__What you need to do__.
Copy every line of the records below that holds the word "this".

__Excerpted data__.
━━━━━━━━━━━━━━━━━━━━━━━━━━━━━━

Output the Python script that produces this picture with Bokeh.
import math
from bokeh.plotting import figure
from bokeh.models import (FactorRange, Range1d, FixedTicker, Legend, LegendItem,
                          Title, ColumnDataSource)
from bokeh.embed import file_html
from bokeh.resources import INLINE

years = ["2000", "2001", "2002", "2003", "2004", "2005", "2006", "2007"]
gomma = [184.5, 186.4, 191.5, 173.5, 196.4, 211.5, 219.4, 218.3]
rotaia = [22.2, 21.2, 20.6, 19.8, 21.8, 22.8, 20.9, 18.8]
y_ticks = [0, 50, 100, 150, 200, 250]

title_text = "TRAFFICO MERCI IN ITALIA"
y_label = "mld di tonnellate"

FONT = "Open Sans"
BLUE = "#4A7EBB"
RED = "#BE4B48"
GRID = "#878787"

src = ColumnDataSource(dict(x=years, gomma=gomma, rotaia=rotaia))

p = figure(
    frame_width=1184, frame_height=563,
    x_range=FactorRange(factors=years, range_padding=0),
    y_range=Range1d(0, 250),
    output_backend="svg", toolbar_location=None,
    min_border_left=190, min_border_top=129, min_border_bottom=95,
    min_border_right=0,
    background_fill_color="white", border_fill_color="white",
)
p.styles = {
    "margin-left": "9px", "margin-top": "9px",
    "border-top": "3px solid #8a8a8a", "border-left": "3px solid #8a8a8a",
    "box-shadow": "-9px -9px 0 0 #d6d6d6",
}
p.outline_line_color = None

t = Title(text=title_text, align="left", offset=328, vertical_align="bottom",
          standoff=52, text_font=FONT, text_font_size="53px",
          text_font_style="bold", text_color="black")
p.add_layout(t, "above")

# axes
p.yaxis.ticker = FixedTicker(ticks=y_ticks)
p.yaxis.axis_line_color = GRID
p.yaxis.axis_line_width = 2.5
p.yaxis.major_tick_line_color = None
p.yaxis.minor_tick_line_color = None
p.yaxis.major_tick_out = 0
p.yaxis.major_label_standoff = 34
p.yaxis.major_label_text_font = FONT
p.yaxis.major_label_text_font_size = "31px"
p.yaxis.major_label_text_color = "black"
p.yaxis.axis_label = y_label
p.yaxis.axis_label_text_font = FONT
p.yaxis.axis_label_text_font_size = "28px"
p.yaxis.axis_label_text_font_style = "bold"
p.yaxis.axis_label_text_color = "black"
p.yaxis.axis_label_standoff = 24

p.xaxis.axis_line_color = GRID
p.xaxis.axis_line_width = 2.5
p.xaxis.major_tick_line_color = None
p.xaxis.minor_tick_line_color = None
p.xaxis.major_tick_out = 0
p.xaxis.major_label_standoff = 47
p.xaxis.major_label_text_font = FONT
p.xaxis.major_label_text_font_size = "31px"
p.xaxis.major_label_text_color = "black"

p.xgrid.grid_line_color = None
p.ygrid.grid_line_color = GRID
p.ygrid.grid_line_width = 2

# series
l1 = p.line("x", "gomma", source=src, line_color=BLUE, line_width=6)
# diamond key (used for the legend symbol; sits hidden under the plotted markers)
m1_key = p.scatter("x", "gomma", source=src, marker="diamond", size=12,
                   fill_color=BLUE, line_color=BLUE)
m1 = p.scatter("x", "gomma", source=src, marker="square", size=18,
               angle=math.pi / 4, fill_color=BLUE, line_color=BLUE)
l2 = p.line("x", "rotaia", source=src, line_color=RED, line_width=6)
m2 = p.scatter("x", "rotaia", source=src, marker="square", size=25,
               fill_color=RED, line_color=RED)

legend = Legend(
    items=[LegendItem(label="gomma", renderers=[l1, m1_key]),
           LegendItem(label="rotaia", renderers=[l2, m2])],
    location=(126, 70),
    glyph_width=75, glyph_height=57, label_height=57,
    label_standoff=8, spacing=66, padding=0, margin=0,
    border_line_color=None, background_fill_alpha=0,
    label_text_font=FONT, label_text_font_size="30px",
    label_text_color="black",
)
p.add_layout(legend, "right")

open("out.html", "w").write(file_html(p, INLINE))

━━━━━━━━━━━━━━━━━━━━━━━━━━━━━━

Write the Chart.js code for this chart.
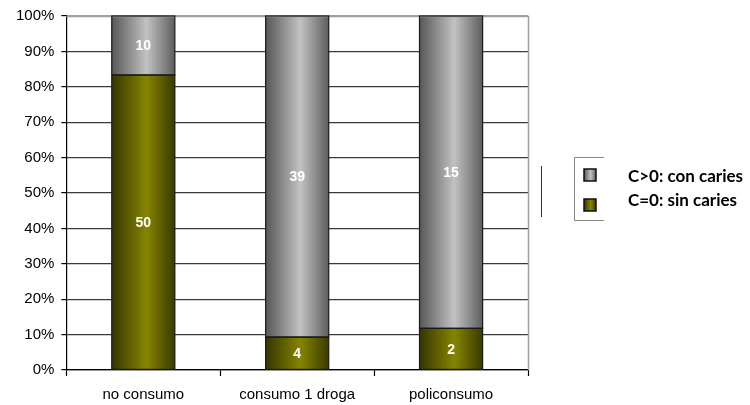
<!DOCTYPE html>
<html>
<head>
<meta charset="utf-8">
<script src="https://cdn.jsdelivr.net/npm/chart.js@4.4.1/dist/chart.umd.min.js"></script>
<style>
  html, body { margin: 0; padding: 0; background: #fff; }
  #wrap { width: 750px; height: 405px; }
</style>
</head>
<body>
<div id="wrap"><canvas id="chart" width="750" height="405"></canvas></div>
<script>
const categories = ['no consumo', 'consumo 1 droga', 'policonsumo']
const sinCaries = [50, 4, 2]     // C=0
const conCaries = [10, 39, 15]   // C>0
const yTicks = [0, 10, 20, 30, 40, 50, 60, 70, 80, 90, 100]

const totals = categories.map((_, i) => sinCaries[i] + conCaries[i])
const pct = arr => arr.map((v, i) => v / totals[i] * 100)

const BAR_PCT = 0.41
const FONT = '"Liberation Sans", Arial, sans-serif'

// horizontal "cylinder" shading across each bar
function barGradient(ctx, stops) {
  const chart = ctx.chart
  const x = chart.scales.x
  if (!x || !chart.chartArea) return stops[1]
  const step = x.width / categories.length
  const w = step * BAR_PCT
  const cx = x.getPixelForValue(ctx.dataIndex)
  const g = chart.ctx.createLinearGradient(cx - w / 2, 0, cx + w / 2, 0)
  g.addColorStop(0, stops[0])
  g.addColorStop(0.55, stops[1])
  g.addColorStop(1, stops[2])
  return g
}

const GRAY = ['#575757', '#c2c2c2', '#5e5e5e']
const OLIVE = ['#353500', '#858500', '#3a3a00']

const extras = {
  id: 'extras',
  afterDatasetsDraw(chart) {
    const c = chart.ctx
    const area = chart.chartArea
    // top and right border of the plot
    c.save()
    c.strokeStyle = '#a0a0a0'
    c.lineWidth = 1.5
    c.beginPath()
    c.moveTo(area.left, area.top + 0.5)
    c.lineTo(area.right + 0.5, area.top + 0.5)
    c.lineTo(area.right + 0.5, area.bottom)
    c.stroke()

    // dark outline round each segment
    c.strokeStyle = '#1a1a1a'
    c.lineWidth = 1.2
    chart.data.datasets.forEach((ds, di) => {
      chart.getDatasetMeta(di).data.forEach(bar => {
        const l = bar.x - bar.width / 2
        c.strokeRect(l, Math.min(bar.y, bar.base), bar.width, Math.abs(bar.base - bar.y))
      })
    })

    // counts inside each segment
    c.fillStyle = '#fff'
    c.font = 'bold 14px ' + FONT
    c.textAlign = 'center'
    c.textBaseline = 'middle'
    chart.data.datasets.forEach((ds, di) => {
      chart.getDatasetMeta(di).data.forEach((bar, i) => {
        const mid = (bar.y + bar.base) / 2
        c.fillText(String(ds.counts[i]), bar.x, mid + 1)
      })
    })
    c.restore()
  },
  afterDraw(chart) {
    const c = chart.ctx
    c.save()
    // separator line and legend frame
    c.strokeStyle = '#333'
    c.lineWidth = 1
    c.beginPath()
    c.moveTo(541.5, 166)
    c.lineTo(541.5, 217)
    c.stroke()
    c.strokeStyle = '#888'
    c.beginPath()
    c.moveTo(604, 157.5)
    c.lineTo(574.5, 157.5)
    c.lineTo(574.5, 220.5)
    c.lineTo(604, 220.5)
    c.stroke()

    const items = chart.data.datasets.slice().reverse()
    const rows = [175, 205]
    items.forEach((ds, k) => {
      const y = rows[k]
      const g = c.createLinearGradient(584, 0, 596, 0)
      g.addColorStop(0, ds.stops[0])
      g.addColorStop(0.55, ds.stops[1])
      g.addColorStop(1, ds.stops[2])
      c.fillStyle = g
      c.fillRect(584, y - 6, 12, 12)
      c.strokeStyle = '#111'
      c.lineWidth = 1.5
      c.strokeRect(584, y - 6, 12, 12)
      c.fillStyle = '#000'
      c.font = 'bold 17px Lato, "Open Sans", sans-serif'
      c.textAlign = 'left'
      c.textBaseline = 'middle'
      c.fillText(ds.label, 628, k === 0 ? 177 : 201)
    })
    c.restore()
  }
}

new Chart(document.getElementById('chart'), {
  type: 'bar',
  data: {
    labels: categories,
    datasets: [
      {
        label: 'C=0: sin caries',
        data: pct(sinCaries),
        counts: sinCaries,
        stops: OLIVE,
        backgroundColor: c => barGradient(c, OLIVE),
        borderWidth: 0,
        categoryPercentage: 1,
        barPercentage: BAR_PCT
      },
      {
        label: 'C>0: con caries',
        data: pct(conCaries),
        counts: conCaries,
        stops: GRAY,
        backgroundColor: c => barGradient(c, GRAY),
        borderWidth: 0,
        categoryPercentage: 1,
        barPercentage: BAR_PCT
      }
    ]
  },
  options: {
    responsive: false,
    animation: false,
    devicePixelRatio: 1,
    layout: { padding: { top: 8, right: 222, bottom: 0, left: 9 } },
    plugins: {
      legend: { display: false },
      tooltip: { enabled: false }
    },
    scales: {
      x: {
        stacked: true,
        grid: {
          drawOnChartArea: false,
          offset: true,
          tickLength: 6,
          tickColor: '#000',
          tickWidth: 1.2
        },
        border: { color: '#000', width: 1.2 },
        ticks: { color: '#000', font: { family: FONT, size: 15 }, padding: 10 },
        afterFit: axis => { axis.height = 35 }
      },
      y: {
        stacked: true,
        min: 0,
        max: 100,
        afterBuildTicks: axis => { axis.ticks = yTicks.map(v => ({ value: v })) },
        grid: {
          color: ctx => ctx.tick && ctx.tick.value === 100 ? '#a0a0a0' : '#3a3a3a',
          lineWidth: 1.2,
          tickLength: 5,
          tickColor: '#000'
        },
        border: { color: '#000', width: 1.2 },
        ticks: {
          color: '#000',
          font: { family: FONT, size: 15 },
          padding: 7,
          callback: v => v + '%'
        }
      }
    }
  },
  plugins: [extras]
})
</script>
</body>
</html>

━━━━━━━━━━━━━━━━━━━━━━━━━━━━━━

__Correct result__.
Output the Python script that produces this picture with Bokeh.
Write the Chart.js code for this chart.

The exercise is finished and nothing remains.